First consider the integrated steel companies in the 70-80s and the disruption they faced from the new mini mills. As described famously by Clayton Christenssen the novel but worse performing mini mills started in the low margin, low quality rebar market. However they then worked their way up market, improving their quality and taking market segment after market segment, to the point where now there is only a few integrated steel mills left in the US. No question this is a story of disruption, change and uncertainty.

In one area where the steel mills faced some amount of certainty though was in the predictability of demand. In steel, if you could produce steel at the right quality (as could be measured objectively) for the right price and have acceptable distribution demand was not that unpredictable. For this types of products, the lower uncertainty in demand also extends to new products. Demand for new products can be estimated looking at segments in the market that would likely be interested in the new product and the price could be estimated based on how much extra value the product new product would provide.

I believe this is radically different in digital products. In digital products a main dilemma is usually not whether its possible to build something but rather if anyone want to use it.  Lean Startup author Eric Ries formulated it well: “Just because it can be built doesn’t mean it should be built”. An easy way to exemplify this is to draw to memory all social products that traditional companies have launched and failed with. The underlying assumption in many of these products was likely: “if x% of our customer base started using this product it will bring us benefit A, B and C”. Unfortunately the share was usually 0%. It turns out that estimating the adoption of new digital products is usually very hard and the traditional [customer base * adoption rate] is usually way more off than for traditional products. 

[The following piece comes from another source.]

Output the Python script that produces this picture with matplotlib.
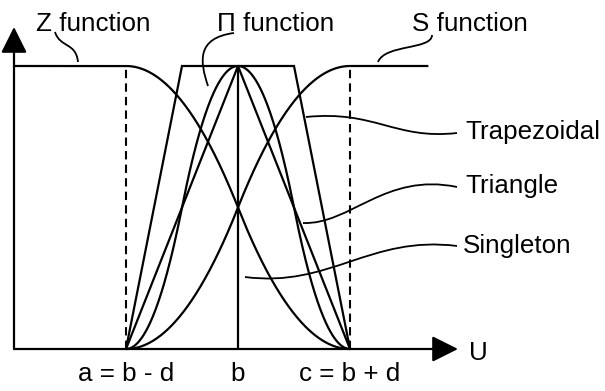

So why are digital products different? This is a topic I will explore over several posts but I believe the difference come from two fundamental properties of digital products and software in general. The first property is the zero marginal cost of producing an additional copy of the product which leads to price per unit is taken out of the equations. The second property is the high malleability of digital products which means it’s possible to make changes quickly and continuously. In the next post we will explore these two properties further.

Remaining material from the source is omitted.